"""

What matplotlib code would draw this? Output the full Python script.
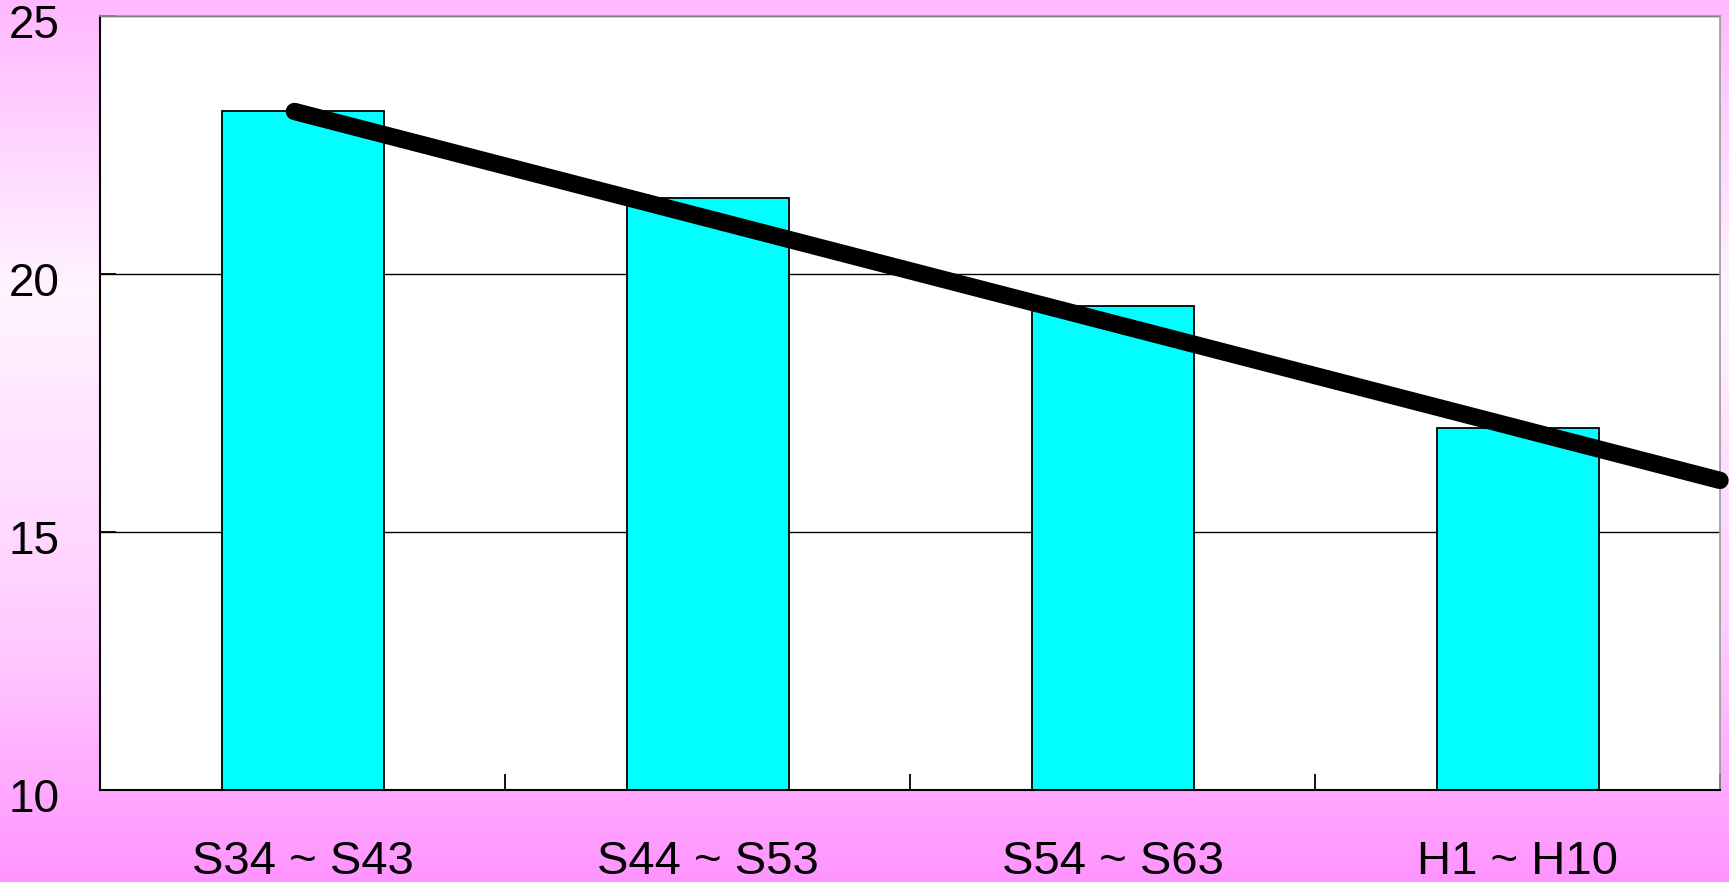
import matplotlib
matplotlib.use('Agg')
import matplotlib.pyplot as plt
import numpy as np
from matplotlib.colors import LinearSegmentedColormap
from matplotlib.transforms import ScaledTranslation

# data
periods = ['S34 ~ S43', 'S44 ~ S53', 'S54 ~ S63', 'H1 ~ H10']
values = [23.15, 21.47, 19.38, 17.01]
trend_x = [0.48, 4.0]
trend_y = [23.15, 16.0]

plt.rcParams['font.family'] = ['Liberation Sans', 'DejaVu Sans']

fig = plt.figure(figsize=(17.29, 8.82), dpi=100)

# pink vertical gradient behind everything
bg = fig.add_axes([0, 0, 1, 1], zorder=-10)
grad_cmap = LinearSegmentedColormap.from_list(
    'pinkfade',
    [(0.0, '#ffb8ff'), (0.33, '#fff4ff'), (0.72, '#ffccff'), (1.0, '#ff94ff')])
bg.imshow(np.linspace(0, 1, 256).reshape(-1, 1), aspect='auto', cmap=grad_cmap,
          extent=[0, 1, 0, 1], origin='upper')
bg.axis('off')

W, H = 1729, 882
ax = fig.add_axes([100 / W, 1 - 790 / H, 1620 / W, (790 - 16) / H])
ax.set_facecolor('white')

x = np.arange(len(periods)) + 0.5
ax.bar(x, values, width=0.4, color='#00ffff', edgecolor='black', linewidth=1.3, zorder=2)
ax.plot(trend_x, trend_y, color='black', lw=12.5, solid_capstyle='round', zorder=3,
        clip_on=False)

ax.set_xlim(0, 4)
ax.set_ylim(10, 25)
ax.set_yticks([10, 15, 20, 25])
ax.yaxis.grid(True, color='black', lw=1.0, zorder=0)
ax.set_axisbelow(True)

ax.set_xticks([0, 1, 2, 3, 4])
ax.set_xticklabels([])
ax.set_xticks(x, minor=True)
ax.set_xticklabels(periods, minor=True, fontsize=34)
ax.tick_params(axis='x', which='minor', length=0, pad=36)
ax.tick_params(axis='x', which='major', direction='in', length=11.5, width=1.3)
ax.tick_params(axis='y', direction='in', length=11.5, width=1.3, labelsize=33, pad=29)

# y labels sit a few pixels below their gridline in the original
shift = ScaledTranslation(0, -5 / 100, fig.dpi_scale_trans)
for lab in ax.get_yticklabels():
    lab.set_transform(lab.get_transform() + shift)

for side in ['left', 'bottom']:
    ax.spines[side].set_color('black')
    ax.spines[side].set_linewidth(1.5)
for side in ['top', 'right']:
    ax.spines[side].set_color('#999999')
    ax.spines[side].set_linewidth(1.2)

fig.savefig('out.png', dpi=100)
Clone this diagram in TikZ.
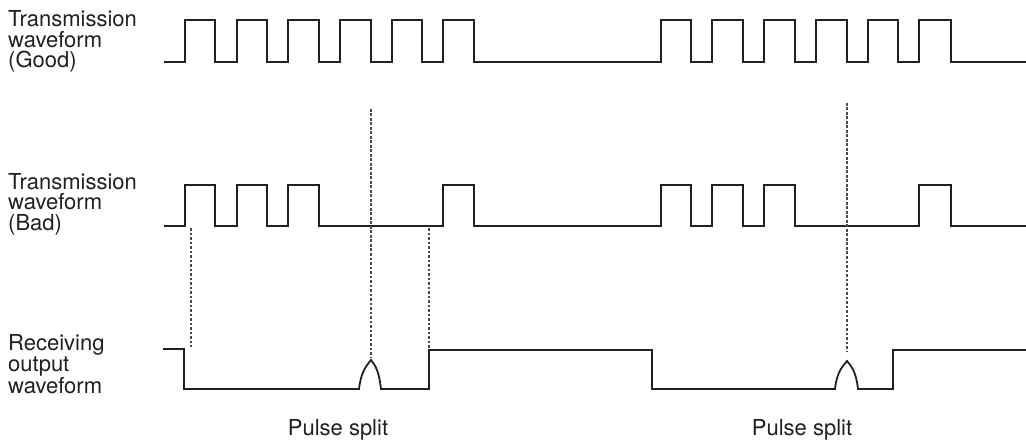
\documentclass[tikz,border=0pt]{standalone}
\usepackage{fontspec}
\setmainfont{TeX Gyre Heros}
\usepackage{tikz}
\usetikzlibrary{positioning,calc}
\definecolor{inkc}{HTML}{231F20}
\definecolor{guidec}{HTML}{4A4A4A}
\tikzset{
  wave/.style={draw=inkc, line width=1.8pt, line join=miter},
  guide/.style={draw=guidec, line width=1.3pt, dash pattern=on 2.8pt off 1.7pt},
  lbl/.style={inner sep=0pt, align=left, text=inkc, font=\fontsize{22}{20.5}\selectfont},
}
\begin{document}
\begin{tikzpicture}[x=1pt, y=-1pt]
  \useasboundingbox (0,0) rectangle (1026,441);
  % signal names
  \node[lbl, anchor=base west] (good) at (8,68) {Transmission\\waveform\\(Good)};
  \node[lbl, anchor=base west] (bad) at (8,230) {Transmission\\waveform\\(Bad)};
  \node[lbl, anchor=base west] (recv) at (8,393) {Receiving\\output\\waveform};
  \node[lbl, anchor=base] (split1) at (338,435) {Pulse split};
  \node[lbl, anchor=base] (split2) at (802,435) {Pulse split};
  % transmitted pulses
  \draw[wave] (164,62) \foreach \a/\b in {185/215,237/267,288/319,340/371,392/422,443/474,661/691,712/743,764/795,816/847,868/898,919/951} { -- (\a,62) -- (\a,20) -- (\b,20) -- (\b,62) } -- (1026,62);
  \draw[wave] (164,226) \foreach \a/\b in {185/215,237/267,288/319,443/474,661/691,712/743,764/795,919/951} { -- (\a,226) -- (\a,185) -- (\b,185) -- (\b,226) } -- (1026,226);
  % received output
  \draw[wave] (163,349) -- (184,349) -- (184,389) -- (359,389)
    .. controls (361,372) and (366,366) .. (371,360)
    .. controls (376,366) and (379,372) .. (381,389)
    -- (429,389) -- (429,350) -- (652,350) -- (652,389) -- (835,389)
    .. controls (837,372) and (842,367) .. (847,361)
    .. controls (852,367) and (856,372) .. (858,389)
    -- (893,389) -- (893,350) -- (1026,350);
  % guides
  \draw[guide] (191,228) -- (191,347);
  \draw[guide] (371,109) -- (371,357);
  \draw[guide] (429,228) -- (429,348);
  \draw[guide] (847,103) -- (847,352);
\end{tikzpicture}
\end{document}
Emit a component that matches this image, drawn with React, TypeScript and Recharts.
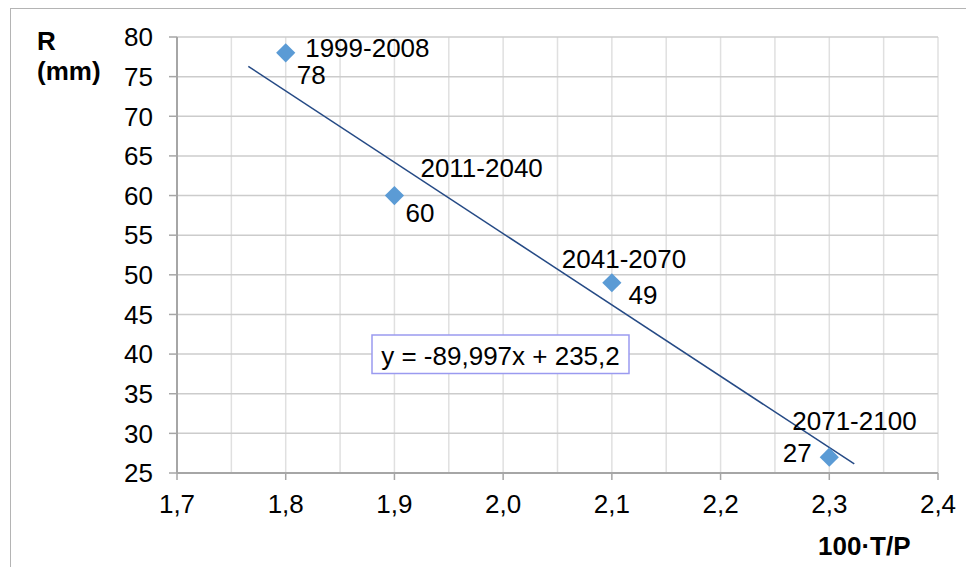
import React from "react";
import {
  ScatterChart,
  Scatter,
  XAxis,
  YAxis,
  CartesianGrid,
  ReferenceLine,
} from "recharts";

// data
const periods = ["1999-2008", "2011-2040", "2041-2070", "2071-2100"];
const tpValues = [1.8, 1.9, 2.1, 2.3];
const rValues = [78, 60, 49, 27];

const xTicks = [1.7, 1.75, 1.8, 1.85, 1.9, 1.95, 2.0, 2.05, 2.1, 2.15, 2.2, 2.25, 2.3, 2.35, 2.4];
const yTicks = [25, 30, 35, 40, 45, 50, 55, 60, 65, 70, 75, 80];

// linear trendline shown in the box
const trendSlope = -89.997;
const trendIntercept = 235.2;
const trendFrom = 1.7656;
const trendTo = 2.323;

const points = periods.map((p, i) => ({ period: p, x: tpValues[i], y: rValues[i] }));

const FONT = "'Liberation Sans', Arial, sans-serif";

// where each pair of labels sits relative to its marker
type Place = { dx: number; dy: number; anchor: "start" | "end" };
const labelPlace: Record<string, { period: Place; value: Place }> = {
  "1999-2008": { period: { dx: 19.5, dy: 3.7, anchor: "start" }, value: { dx: 11, dy: 31, anchor: "start" } },
  "2011-2040": { period: { dx: 26, dy: -19, anchor: "start" }, value: { dx: 11, dy: 26, anchor: "start" } },
  "2041-2070": { period: { dx: -50, dy: -15, anchor: "start" }, value: { dx: 16.6, dy: 21.6, anchor: "start" } },
  "2071-2100": { period: { dx: -37, dy: -26.7, anchor: "start" }, value: { dx: -17.5, dy: 5, anchor: "end" } },
};

const fmt = (v: number) => v.toFixed(1).replace(".", ",");

const DiamondPoint = (props: any) => {
  const { cx, cy, payload } = props;
  const r = 9.6;
  const pl = labelPlace[payload.period];
  return (
    <g>
      <path
        d={`M${cx},${cy - r}L${cx + r},${cy}L${cx},${cy + r}L${cx - r},${cy}Z`}
        fill="#5b9bd5"
      />
      <text x={cx + pl.period.dx} y={cy + pl.period.dy} textAnchor={pl.period.anchor} fontSize={26} fontFamily={FONT} fill="#000">
        {payload.period}
      </text>
      <text x={cx + pl.value.dx} y={cy + pl.value.dy} textAnchor={pl.value.anchor} fontSize={26} fontFamily={FONT} fill="#000">
        {payload.y}
      </text>
    </g>
  );
};

const XTick = (props: any) => {
  const { x, y, payload } = props;
  const v = payload.value as number;
  if (Math.round(v * 100) % 10 !== 0) return <g />; // minor ticks: grid only
  return (
    <g>
      <line x1={x} y1={y} x2={x} y2={y + 7} stroke="#a6a6a6" strokeWidth={1.5} />
      <text x={x} y={y + 40} textAnchor="middle" fontSize={26} fontFamily={FONT} fill="#000">
        {fmt(v)}
      </text>
    </g>
  );
};

export default function App() {
  return (
    <div style={{ position: "relative", width: 966, height: 559, overflow: "hidden", background: "#fff" }}>
      <div
        style={{
          position: "absolute",
          left: 2,
          top: 0,
          width: 970,
          height: 600,
          borderTop: "1px solid #b4b4b4",
          borderLeft: "1px solid #b4b4b4",
          boxSizing: "border-box",
        }}
      />
      <ScatterChart width={966} height={559} margin={{ top: 29, right: 36, bottom: 44, left: 0 }}>
        <CartesianGrid horizontal={false} vertical={true} stroke="#e0e0e0" strokeWidth={1.5} />
        <CartesianGrid horizontal={true} vertical={false} stroke="#cccccc" strokeWidth={1.5} />
        <XAxis
          type="number"
          dataKey="x"
          domain={[1.7, 2.4]}
          ticks={xTicks}
          interval={0}
          tickSize={0}
          tickMargin={0}
          tickLine={false}
          tick={<XTick />}
          axisLine={{ stroke: "#a6a6a6", strokeWidth: 2 }}
          height={50}
          allowDataOverflow
        />
        <YAxis
          type="number"
          dataKey="y"
          domain={[25, 80]}
          ticks={yTicks}
          interval={0}
          width={169}
          tickSize={8}
          tickMargin={16}
          tick={{ fill: "#000", fontSize: 26, fontFamily: FONT }}
          tickLine={{ stroke: "#a6a6a6", strokeWidth: 1.5 }}
          axisLine={{ stroke: "#a6a6a6", strokeWidth: 2 }}
          allowDataOverflow
        />
        <Scatter data={points} shape={<DiamondPoint />} isAnimationActive={false} />
        <ReferenceLine
          segment={[
            { x: trendFrom, y: trendSlope * trendFrom + trendIntercept },
            { x: trendTo, y: trendSlope * trendTo + trendIntercept },
          ]}
          stroke="#254a85"
          strokeWidth={1.5}
        />
      </ScatterChart>
      <svg
        width={966}
        height={559}
        style={{ position: "absolute", left: 0, top: 0, pointerEvents: "none" }}
        fontFamily={FONT}
      >
        <text x={29} y={42} fontSize={26} fontWeight="bold">R</text>
        <text x={29} y={72} fontSize={26} fontWeight="bold">(mm)</text>
        <text x={810} y={547} fontSize={26} fontWeight="bold">100·T/P</text>
        <rect x={364} y={327} width={257} height={38.5} fill="#fff" stroke="#9a9af0" strokeWidth={1.5} />
        <text x={492.5} y={357} fontSize={26} textAnchor="middle">y = -89,997x + 235,2</text>
      </svg>
    </div>
  );
}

"""

Without the pictures, copy the entries from their first line through the line containing "from matplotlib.transforms import", and only those lines.

EXPECTED OUTPUT ->
What matplotlib code would draw this? Output the full Python script.
import matplotlib
matplotlib.use('Agg')
import matplotlib.pyplot as plt
import numpy as np
from matplotlib.colors import LinearSegmentedColormap
from matplotlib.transforms import ScaledTranslation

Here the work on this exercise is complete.